In his memoirs, Vitagraph founder Albert E. Smith looked back on his dealings with Hampton with bitterness, believing Hampton was an agent working on behalf of Wall Street bankers seize Vitagraph assets. During Hampton’s time scheming at Vitagraph, he was in contact with Theodore Roosevelt’s first cousin once removed, Nicholas, describing the progress of his plans, plans which permanently hobbled Vitagraph with insurmountable debts. (Nicholas, two years out of college and already secretary to the American mission to Spain, owed his career to his older cousin.) These debts were not resolved until Warner Brothers bought Vitagraph in 1925— for 1/4 of the firm’s estimated value. Warner Brothers were financed by Goldman Sachs to do this— the same bankers who’d worked with Hampton to saddle Vitagraph with the debts in the first place. (The Four Warner Brothers were Imperial Russian/Polish immigrants to Canada who looked to the US film industry to make their fortune— another link in the Canadian Connection.) One could say that Teddy took care of the last of his political adversaries in the film world when Hampton engineered the over-leveraging of Vitagraph and General Film.

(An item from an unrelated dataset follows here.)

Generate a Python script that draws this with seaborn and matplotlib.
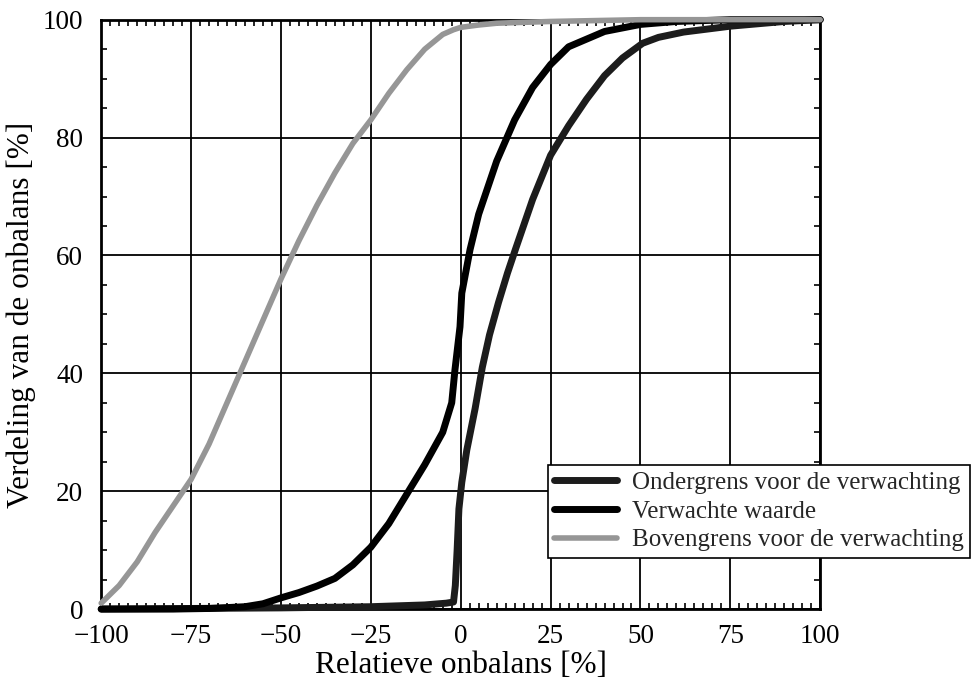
import numpy as np
import pandas as pd
import matplotlib
matplotlib.use("Agg")
import matplotlib.pyplot as plt
import seaborn as sns
from matplotlib.ticker import MultipleLocator

# ---- data ----
x_onder = [-100, -75, -50, -25, -10, -4, -2, -1.5, -1, -0.5, 0.3, 1.7, 4, 6, 8, 10.5, 13, 15.2,
           20, 25, 30, 35, 40, 45, 50.6, 55, 62, 75, 90, 100]
y_onder = [0, 0.1, 0.2, 0.4, 0.7, 1.0, 1.2, 4, 10, 17, 21.5, 27, 34, 41, 46.5, 52, 57, 61,
           69.5, 77, 82, 86.5, 90.5, 93.5, 96, 97, 97.9, 98.9, 99.7, 100]

x_verw = [-100, -80, -70, -60, -55, -50, -45, -40, -35, -30, -25, -20, -15, -10, -5, -2.5,
          -1.6, -0.2, 0.3, 2.6, 5, 10, 15, 20, 25, 30, 40, 50, 60, 75, 100]
y_verw = [0, 0, 0.1, 0.4, 0.9, 1.9, 2.8, 3.9, 5.2, 7.5, 10.5, 14.5, 19.5, 24.5, 30, 35,
          40.6, 47.9, 53.6, 61, 67, 76, 83, 88.5, 92.4, 95.4, 98, 99.2, 99.7, 100, 100]

x_boven = [-100, -95, -90, -85, -80, -75, -70, -65, -60, -55, -50, -45, -40, -35, -30, -25,
           -20, -15, -10, -5, -2, 0, 5, 10, 25, 50, 75, 100]
y_boven = [1, 4, 8, 13, 17.5, 22, 28, 35, 42, 49, 56, 62.5, 68.5, 74, 79, 83,
           87.5, 91.5, 95, 97.5, 98.3, 98.7, 99.1, 99.4, 99.7, 100, 100, 100]

labels = ["Ondergrens voor de verwachting", "Verwachte waarde", "Bovengrens voor de verwachting"]
x_ticks = [-100, -75, -50, -25, 0, 25, 50, 75, 100]
y_ticks = [0, 20, 40, 60, 80, 100]

# ---- figure ----
sns.set_theme(style="white")
plt.rcParams["font.family"] = ["Liberation Serif", "DejaVu Serif"]

fig = plt.figure(figsize=(9.73, 6.79), dpi=100)
ax = fig.add_axes([0.104, 0.103, 0.739, 0.868])

series = [
    (x_onder, y_onder, labels[0], "#1c1c1c", 5.0),
    (x_verw, y_verw, labels[1], "#000000", 5.0),
    (x_boven, y_boven, labels[2], "#969696", 4.0),
]
for xs, ys, lab, col, lw in series:
    df = pd.DataFrame({"x": xs, "y": ys})
    sns.lineplot(data=df, x="x", y="y", ax=ax, color=col, linewidth=lw, label=lab,
                 estimator=None, sort=False, clip_on=False, zorder=3,
                 solid_capstyle="round", solid_joinstyle="round")

ax.set_xlim(-100, 100)
ax.set_ylim(0, 100)
ax.set_xticks(x_ticks)
ax.set_yticks(y_ticks)
ax.xaxis.set_minor_locator(MultipleLocator(2.5))
ax.yaxis.set_minor_locator(MultipleLocator(5))
ax.grid(True, which="major", color="black", linewidth=1.3)
ax.set_axisbelow(True)
ax.tick_params(which="major", length=0, labelsize=19.5, colors="black")
ax.tick_params(axis="x", which="major", pad=11)
ax.tick_params(axis="y", which="major", pad=13)
ax.tick_params(which="minor", direction="in", length=4, width=1.2, color="black",
               top=True, bottom=True, left=True, right=True)
for s in ax.spines.values():
    s.set_visible(True)
    s.set_color("black")
    s.set_linewidth(2)

ax.set_xlabel("Relatieve onbalans [%]", fontsize=22.5, color="black", labelpad=1)
ax.set_ylabel("Verdeling van de onbalans [%]", fontsize=22.5, color="black", labelpad=5)

handles, labs = ax.get_legend_handles_labels()
ax.get_legend().remove()
leg = fig.legend(handles, labs, loc="upper left", bbox_to_anchor=(0.563, 0.315),
                 bbox_transform=fig.transFigure, fontsize=18, frameon=True,
                 fancybox=False, edgecolor="black", handlelength=2.5,
                 handletextpad=0.6, borderpad=0.25, labelspacing=0.25, borderaxespad=0)
leg.get_frame().set_linewidth(1.2)
leg.get_frame().set_alpha(1)

fig.savefig("out.png", dpi=100, facecolor="white")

While all this was going on, readers will remember that William Wesley Young was busy writing The Story of the Cigarette (1916), which promoted the tobacco industry’s usefulness pacifying soldiers on both sides of the WWI conflict in Europe. At this time Josephus Daniels and Franklin Delano Roosevelt were desperate for ways to entertain servicemen without the services of the Galician network’s bordellos. Ryan and Roosevelt interests finally found something they could agree on through the advent of WWI— in fact, Virginia tobacco producers were able to shift public tastes away from their competitors (such as Turkish tobacco) during the fighting.

National Sportsman, February 1918.

National Sportsman, February 1918.

Having done his dirty work at Vitagraph on behalf of Kuhn, Loeb & Co. et alia, Hampton turned his hand to a different type of creativity. Between 1919 and 1922 he produced and sometimes directed films, usually starring his wife-to-be Claire Adams, a Canadian actress. Intriguingly, Claire Adams starred in “The End of the Road”, a 1919 “health film” which was probably paid for by funds from the 1919 Chamberlain-Kahn Act and drew the particular ire of anti-pornography activists. (William Wesley Young had been directing since 1913 with “A Boy and the Law”.)

A 1921 photograph of Claire Adams, a.k.a. Mrs. Benjamin B. Hampton, who very shortly after Hampton’s untimely death in 1932 married Australian millionaire Donald John Scobie Mackinnon.  If she had a husband “G. T. Brokaw” too, it wouldn’t be surpris…

A 1921 photograph of Claire Adams, a.k.a. Mrs. Benjamin B. Hampton, who very shortly after Hampton’s untimely death in 1932 married Australian millionaire Donald John Scobie Mackinnon. If she had a husband “G. T. Brokaw” too, it wouldn’t be surprising, but this could also be the name of a character she portrayed at the time of the photograph.

Advertisement for “The End of the Road”, courtesy Wikipedia. Note how “leading Ministers and social workers” are said to endorse the film, which was originally made for the War Department (US).

Advertisement for “The End of the Road”, courtesy Wikipedia. Note how “leading Ministers and social workers” are said to endorse the film, which was originally made for the War Department (US).

The pre-sound period of film history is one that deserves more scholarly attention than it has received. No research into this era will prove satisfying unless it avoids two pitfalls that plague film scholarship more generally: 1) neglect of firms not located on the Coasts and 2) an underdeveloped understanding of those financial institutions and their leaders who became involved in early film. The lack of attention paid to Benjamin Hampton has its roots in both these pitfalls, the last of which is, in fairness, treacherous terrain for grant-dependent historians.